Problem statement:
Repeat verbatim the lines from the one containing "Rebuild this chart" to the one containing "let pdi37Err = [0.010, 0.018, 0.014, 0.015]", ends included, minus any pictures.

(Entries with chart source code)
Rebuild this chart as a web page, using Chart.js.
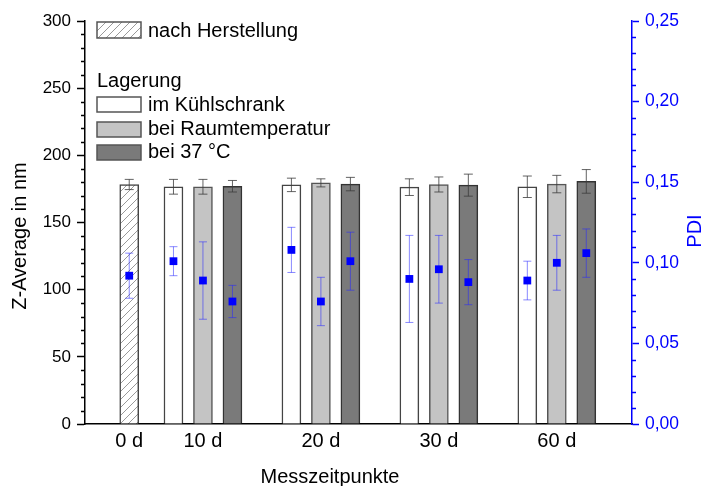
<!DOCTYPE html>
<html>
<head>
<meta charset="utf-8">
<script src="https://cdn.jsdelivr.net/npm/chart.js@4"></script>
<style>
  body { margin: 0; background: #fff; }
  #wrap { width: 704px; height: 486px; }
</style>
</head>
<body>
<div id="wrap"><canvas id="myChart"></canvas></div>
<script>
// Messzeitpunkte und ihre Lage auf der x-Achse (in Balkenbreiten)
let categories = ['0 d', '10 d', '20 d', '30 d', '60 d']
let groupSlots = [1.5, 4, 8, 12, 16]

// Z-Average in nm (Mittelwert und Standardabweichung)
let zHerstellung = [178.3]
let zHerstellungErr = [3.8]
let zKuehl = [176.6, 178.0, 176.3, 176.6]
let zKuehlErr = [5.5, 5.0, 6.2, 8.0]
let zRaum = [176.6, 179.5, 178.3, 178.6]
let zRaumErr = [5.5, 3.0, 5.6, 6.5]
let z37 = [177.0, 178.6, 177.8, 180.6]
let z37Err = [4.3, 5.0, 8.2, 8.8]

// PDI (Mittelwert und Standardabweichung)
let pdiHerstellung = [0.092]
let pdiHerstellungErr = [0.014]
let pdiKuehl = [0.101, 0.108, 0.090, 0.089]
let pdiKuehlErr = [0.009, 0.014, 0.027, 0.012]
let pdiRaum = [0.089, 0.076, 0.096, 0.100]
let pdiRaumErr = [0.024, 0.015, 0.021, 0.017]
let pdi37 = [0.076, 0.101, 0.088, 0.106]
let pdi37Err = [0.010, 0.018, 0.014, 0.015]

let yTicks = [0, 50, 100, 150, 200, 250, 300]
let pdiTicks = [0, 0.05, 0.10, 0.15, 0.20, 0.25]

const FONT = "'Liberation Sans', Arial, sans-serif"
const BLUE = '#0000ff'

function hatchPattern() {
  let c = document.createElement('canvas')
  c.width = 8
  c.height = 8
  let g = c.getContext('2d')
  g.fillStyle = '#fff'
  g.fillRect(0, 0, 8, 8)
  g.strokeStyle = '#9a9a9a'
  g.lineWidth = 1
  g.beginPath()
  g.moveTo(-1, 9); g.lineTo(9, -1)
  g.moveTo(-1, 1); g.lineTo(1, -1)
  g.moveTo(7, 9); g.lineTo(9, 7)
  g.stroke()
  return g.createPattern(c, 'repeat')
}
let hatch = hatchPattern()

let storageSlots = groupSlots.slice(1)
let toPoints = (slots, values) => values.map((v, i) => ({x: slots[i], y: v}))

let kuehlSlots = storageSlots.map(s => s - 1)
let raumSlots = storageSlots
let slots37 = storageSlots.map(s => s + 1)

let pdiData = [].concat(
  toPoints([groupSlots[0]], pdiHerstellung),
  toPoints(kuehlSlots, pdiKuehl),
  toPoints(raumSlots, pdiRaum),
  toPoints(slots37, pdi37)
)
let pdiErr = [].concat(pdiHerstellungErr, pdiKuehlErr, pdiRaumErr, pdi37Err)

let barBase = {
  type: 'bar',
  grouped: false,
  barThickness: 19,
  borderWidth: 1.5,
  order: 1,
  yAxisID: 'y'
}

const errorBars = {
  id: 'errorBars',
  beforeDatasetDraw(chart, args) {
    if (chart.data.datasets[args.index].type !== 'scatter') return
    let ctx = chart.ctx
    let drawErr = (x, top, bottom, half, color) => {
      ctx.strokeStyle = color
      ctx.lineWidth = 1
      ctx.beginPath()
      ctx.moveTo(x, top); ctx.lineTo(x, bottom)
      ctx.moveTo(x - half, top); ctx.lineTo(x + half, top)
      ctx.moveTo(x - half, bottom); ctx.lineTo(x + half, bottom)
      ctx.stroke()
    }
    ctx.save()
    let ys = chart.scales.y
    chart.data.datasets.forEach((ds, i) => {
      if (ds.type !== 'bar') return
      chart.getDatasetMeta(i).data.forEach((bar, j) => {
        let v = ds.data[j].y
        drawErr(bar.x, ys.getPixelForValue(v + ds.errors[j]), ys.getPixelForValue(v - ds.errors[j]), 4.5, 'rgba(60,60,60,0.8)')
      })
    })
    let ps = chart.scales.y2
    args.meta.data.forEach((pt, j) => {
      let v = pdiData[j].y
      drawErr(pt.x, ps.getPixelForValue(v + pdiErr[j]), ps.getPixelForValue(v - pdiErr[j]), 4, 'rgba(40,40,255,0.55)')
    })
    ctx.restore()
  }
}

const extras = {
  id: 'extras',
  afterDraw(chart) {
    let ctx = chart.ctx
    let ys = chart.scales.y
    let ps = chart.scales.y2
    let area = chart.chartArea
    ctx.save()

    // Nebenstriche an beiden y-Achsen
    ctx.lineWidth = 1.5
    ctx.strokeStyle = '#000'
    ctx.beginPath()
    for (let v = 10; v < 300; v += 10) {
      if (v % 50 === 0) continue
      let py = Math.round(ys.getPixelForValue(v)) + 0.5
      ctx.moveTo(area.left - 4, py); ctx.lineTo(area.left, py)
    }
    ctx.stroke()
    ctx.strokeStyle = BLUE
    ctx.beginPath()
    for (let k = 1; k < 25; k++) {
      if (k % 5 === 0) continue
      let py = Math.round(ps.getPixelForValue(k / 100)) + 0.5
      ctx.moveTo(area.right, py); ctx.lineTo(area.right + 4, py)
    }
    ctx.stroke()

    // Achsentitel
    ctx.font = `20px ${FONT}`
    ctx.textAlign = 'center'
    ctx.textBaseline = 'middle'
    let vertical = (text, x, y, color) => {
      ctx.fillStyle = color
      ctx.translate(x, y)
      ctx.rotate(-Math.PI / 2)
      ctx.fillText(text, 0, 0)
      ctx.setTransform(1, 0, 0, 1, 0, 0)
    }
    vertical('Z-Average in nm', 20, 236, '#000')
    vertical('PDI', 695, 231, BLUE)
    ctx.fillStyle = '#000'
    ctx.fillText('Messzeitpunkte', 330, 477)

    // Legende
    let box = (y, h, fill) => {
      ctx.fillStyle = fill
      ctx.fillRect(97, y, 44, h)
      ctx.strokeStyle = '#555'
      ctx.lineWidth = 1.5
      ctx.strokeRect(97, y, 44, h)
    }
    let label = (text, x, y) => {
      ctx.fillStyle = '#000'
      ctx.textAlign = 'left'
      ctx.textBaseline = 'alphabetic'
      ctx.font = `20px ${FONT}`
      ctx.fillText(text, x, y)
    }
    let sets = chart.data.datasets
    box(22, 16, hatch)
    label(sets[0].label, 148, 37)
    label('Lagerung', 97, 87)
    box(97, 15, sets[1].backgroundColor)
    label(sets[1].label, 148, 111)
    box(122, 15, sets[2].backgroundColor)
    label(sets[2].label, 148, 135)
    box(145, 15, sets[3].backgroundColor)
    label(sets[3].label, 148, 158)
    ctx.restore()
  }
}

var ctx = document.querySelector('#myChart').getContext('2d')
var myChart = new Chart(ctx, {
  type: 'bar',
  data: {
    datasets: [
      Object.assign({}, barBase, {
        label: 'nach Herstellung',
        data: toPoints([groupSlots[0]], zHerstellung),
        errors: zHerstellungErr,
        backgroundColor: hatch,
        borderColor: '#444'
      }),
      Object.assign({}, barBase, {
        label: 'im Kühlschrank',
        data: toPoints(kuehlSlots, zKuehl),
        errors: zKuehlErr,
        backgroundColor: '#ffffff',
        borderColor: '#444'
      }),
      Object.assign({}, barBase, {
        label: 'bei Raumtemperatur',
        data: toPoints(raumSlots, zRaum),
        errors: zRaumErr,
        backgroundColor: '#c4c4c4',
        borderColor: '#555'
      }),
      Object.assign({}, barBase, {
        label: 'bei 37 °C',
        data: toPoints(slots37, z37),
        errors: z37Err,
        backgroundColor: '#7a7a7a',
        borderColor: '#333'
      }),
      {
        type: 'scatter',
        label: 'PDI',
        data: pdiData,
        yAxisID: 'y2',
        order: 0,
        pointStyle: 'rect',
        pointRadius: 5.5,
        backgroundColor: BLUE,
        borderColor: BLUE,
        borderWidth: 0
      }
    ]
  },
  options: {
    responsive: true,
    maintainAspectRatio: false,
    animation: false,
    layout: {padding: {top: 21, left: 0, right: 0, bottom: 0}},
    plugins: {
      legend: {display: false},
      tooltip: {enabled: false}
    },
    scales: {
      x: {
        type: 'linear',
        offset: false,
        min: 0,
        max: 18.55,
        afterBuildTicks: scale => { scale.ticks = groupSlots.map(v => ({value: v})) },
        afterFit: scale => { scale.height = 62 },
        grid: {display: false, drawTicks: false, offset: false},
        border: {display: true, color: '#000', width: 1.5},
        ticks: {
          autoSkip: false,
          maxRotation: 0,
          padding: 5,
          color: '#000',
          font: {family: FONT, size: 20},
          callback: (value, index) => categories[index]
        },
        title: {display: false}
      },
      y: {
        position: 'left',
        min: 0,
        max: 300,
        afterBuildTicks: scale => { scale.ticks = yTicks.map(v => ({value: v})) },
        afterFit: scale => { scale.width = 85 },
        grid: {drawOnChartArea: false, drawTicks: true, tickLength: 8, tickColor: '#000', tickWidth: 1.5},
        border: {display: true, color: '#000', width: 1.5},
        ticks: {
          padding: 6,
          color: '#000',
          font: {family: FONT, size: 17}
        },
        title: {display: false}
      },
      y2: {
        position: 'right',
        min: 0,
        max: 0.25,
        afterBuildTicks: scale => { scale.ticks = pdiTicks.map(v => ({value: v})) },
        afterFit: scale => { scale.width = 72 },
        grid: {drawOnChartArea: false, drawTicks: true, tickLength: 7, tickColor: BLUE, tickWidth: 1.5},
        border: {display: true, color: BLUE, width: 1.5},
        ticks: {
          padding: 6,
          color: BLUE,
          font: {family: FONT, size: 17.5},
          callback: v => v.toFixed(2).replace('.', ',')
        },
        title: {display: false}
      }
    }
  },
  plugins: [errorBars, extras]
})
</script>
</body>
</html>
---
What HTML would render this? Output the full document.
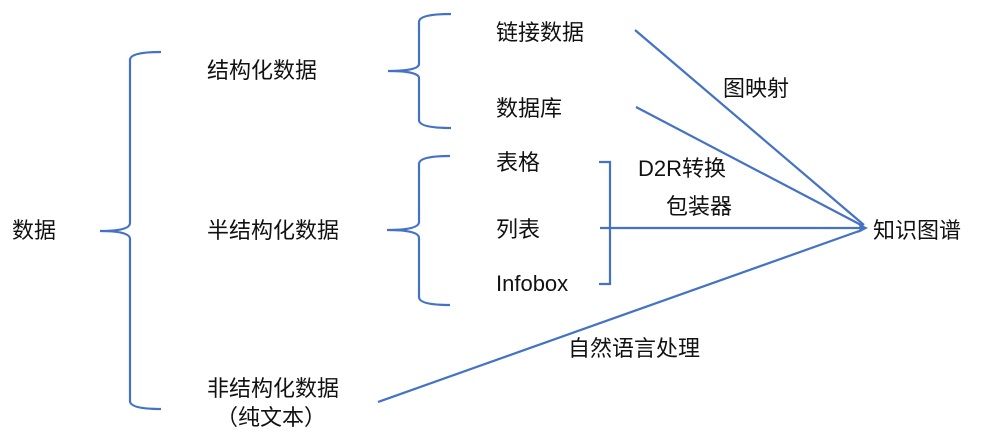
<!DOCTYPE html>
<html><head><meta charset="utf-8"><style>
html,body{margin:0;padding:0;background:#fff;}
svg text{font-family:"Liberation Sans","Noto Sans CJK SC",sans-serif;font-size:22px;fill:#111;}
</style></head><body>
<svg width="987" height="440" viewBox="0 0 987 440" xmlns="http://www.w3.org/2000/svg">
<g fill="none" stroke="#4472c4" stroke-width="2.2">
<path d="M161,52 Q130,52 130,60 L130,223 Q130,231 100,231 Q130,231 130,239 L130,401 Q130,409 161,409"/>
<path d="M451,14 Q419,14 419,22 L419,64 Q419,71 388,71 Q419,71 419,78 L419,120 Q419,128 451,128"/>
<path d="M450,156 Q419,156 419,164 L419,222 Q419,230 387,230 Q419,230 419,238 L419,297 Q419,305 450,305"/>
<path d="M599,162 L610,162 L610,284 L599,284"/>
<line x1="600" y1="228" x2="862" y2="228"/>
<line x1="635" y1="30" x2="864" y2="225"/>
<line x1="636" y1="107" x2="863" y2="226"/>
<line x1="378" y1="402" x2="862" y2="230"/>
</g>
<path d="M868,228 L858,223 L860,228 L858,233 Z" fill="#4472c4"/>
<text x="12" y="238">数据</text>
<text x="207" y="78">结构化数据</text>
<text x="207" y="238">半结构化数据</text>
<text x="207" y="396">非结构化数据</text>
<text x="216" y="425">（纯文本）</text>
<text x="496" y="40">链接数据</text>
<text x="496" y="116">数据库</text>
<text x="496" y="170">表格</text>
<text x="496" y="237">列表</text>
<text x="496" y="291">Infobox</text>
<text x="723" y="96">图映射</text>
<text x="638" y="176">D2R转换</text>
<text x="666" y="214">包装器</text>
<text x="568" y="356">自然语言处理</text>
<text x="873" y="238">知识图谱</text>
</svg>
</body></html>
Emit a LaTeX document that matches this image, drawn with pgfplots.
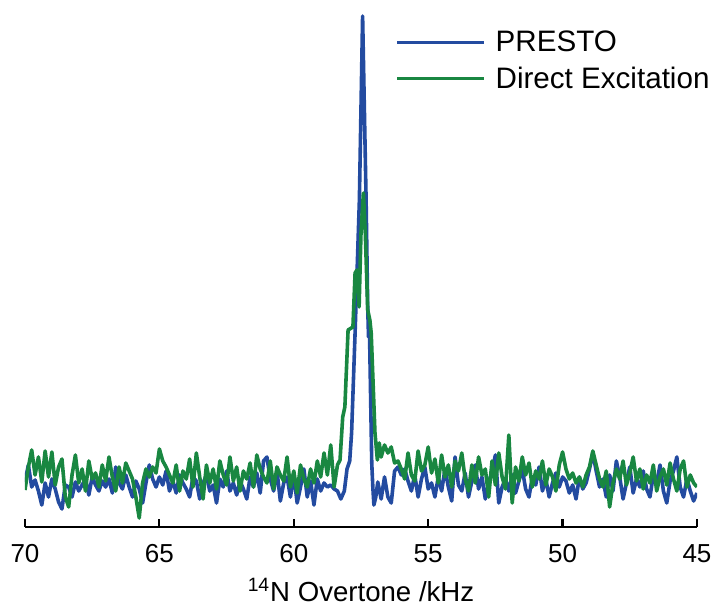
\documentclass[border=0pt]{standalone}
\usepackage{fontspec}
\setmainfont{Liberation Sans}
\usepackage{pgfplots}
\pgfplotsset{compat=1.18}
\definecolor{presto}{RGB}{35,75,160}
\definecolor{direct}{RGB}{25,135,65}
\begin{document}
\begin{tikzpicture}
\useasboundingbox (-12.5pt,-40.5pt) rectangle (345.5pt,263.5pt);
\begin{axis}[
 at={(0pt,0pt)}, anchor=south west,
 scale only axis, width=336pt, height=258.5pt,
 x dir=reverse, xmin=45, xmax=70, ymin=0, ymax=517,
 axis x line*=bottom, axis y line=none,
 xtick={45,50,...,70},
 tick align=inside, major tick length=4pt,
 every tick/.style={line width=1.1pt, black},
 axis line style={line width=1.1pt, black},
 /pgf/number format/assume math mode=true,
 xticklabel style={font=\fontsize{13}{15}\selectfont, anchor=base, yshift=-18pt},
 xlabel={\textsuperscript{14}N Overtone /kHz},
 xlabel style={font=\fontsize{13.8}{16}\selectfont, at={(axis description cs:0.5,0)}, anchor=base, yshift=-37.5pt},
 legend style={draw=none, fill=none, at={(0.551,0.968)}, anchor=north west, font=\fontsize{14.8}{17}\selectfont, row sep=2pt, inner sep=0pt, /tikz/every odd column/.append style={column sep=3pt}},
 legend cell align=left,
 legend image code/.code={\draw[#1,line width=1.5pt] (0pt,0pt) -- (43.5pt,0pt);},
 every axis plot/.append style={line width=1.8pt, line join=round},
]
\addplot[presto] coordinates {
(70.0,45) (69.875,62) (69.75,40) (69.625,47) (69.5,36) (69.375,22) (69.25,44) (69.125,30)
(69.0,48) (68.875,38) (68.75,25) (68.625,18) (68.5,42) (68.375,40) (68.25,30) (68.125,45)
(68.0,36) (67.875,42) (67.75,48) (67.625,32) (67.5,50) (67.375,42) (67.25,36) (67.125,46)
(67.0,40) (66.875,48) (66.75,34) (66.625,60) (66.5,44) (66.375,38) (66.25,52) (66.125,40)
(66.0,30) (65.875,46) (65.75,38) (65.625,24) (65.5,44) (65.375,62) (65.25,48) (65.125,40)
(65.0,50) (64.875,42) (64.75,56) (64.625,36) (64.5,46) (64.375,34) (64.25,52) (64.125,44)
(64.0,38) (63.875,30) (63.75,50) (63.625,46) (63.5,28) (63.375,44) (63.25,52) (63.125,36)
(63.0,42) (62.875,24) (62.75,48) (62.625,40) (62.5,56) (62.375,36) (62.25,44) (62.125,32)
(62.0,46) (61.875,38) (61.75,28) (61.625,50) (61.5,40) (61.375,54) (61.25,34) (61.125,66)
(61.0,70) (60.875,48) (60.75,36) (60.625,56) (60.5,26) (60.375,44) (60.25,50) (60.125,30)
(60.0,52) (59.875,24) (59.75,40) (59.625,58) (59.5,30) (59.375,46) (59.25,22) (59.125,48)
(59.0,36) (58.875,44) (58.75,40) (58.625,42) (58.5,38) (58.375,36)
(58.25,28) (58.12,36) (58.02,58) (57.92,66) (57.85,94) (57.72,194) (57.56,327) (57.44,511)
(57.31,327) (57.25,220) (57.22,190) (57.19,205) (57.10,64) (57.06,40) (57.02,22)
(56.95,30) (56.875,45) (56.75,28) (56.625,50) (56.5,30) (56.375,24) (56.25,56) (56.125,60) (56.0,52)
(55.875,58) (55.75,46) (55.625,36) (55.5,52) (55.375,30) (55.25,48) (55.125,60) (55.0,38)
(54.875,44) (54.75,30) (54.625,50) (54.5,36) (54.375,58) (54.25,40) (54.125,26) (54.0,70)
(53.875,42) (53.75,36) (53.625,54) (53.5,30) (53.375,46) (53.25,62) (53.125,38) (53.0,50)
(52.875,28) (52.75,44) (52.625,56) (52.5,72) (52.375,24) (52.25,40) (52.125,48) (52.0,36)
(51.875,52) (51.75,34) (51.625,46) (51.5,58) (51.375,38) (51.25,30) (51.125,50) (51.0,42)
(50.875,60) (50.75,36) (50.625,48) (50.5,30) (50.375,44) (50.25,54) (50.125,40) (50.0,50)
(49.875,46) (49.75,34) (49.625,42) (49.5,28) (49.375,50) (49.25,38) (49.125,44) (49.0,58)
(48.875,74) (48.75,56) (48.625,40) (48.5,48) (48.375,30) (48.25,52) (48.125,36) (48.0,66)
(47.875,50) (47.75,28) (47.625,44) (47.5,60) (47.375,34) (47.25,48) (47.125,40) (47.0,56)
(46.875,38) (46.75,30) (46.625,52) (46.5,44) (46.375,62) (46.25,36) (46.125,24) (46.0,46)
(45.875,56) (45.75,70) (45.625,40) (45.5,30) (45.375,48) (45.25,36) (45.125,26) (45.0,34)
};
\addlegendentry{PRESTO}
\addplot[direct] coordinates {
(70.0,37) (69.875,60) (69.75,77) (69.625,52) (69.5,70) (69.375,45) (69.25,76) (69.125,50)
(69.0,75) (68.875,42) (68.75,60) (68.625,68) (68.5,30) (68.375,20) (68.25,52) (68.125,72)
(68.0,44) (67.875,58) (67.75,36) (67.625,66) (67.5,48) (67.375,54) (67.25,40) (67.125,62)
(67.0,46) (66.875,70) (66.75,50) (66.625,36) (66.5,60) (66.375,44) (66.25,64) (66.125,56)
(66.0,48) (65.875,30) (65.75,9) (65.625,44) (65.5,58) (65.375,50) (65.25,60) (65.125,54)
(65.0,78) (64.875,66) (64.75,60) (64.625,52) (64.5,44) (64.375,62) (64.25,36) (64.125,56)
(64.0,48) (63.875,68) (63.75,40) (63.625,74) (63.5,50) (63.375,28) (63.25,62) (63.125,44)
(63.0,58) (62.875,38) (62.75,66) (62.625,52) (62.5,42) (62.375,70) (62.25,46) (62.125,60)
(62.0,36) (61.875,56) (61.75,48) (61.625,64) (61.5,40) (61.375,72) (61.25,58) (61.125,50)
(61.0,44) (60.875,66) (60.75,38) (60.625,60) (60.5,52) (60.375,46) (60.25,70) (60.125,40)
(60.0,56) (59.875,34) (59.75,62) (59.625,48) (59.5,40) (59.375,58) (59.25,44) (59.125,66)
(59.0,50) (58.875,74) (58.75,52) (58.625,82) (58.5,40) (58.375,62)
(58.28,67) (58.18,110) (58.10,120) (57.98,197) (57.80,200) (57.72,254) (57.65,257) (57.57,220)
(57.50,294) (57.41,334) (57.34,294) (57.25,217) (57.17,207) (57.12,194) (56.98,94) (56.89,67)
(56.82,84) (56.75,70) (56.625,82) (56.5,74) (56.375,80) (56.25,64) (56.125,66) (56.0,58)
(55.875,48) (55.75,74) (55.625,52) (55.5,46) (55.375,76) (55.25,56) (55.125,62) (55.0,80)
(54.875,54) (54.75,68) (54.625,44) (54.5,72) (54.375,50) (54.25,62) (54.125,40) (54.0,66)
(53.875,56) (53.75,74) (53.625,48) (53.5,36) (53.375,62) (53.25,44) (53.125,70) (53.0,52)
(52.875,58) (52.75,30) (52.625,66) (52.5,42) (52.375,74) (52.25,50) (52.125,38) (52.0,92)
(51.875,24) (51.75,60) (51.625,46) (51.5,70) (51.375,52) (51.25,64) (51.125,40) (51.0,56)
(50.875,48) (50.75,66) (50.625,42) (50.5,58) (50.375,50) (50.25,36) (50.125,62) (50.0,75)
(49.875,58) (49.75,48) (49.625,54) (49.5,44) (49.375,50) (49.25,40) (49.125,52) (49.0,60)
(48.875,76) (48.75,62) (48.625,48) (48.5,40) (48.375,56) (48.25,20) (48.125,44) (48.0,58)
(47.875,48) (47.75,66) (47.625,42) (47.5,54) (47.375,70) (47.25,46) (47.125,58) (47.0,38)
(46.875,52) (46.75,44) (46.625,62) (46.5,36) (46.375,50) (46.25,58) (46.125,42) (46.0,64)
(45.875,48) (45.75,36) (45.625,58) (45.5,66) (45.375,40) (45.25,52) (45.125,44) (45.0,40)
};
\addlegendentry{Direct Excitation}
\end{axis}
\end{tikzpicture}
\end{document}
==
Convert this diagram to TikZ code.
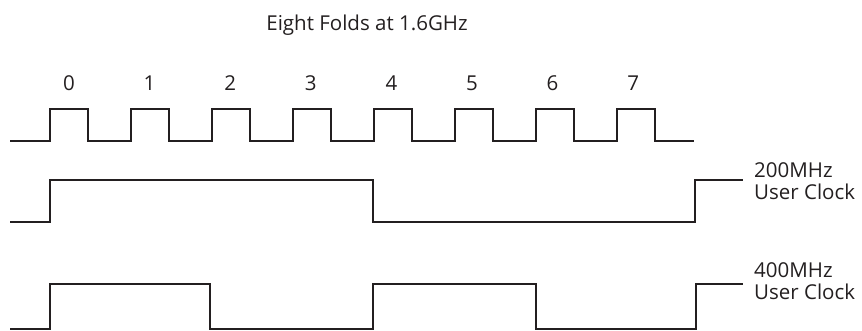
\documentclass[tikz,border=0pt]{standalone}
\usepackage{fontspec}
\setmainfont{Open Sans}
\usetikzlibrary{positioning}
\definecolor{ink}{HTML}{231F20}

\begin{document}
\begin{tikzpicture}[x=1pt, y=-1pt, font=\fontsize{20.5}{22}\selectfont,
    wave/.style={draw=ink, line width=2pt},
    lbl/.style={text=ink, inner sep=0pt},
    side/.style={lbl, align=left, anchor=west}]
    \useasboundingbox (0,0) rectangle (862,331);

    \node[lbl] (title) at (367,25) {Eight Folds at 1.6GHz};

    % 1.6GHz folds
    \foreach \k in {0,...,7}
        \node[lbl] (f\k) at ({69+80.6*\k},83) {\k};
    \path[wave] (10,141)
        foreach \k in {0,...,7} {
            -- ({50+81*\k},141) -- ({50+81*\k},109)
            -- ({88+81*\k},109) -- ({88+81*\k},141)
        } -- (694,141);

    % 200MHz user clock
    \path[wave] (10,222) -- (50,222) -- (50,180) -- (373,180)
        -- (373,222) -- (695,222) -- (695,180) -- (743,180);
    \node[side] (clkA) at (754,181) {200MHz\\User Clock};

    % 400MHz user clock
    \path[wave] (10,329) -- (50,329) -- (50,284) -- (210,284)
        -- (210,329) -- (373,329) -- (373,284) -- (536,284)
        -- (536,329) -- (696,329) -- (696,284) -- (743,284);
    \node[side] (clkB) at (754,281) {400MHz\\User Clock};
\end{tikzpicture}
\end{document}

Result of the exercise:
Rebuild this chart as a web page, using Chart.js.
<!DOCTYPE html>
<html>
<head>
<meta charset="utf-8">
<script src="https://cdn.jsdelivr.net/npm/chart.js@4"></script>
<style>
  body { margin: 0; background: #fff; }
  #wrap { width: 704px; height: 486px; }
</style>
</head>
<body>
<div id="wrap"><canvas id="myChart"></canvas></div>
<script>
// Messzeitpunkte und ihre Lage auf der x-Achse (in Balkenbreiten)
let categories = ['0 d', '10 d', '20 d', '30 d', '60 d']
let groupSlots = [1.5, 4, 8, 12, 16]

// Z-Average in nm (Mittelwert und Standardabweichung)
let zHerstellung = [178.3]
let zHerstellungErr = [3.8]
let zKuehl = [176.6, 178.0, 176.3, 176.6]
let zKuehlErr = [5.5, 5.0, 6.2, 8.0]
let zRaum = [176.6, 179.5, 178.3, 178.6]
let zRaumErr = [5.5, 3.0, 5.6, 6.5]
let z37 = [177.0, 178.6, 177.8, 180.6]
let z37Err = [4.3, 5.0, 8.2, 8.8]

// PDI (Mittelwert und Standardabweichung)
let pdiHerstellung = [0.092]
let pdiHerstellungErr = [0.014]
let pdiKuehl = [0.101, 0.108, 0.090, 0.089]
let pdiKuehlErr = [0.009, 0.014, 0.027, 0.012]
let pdiRaum = [0.089, 0.076, 0.096, 0.100]
let pdiRaumErr = [0.024, 0.015, 0.021, 0.017]
let pdi37 = [0.076, 0.101, 0.088, 0.106]
let pdi37Err = [0.010, 0.018, 0.014, 0.015]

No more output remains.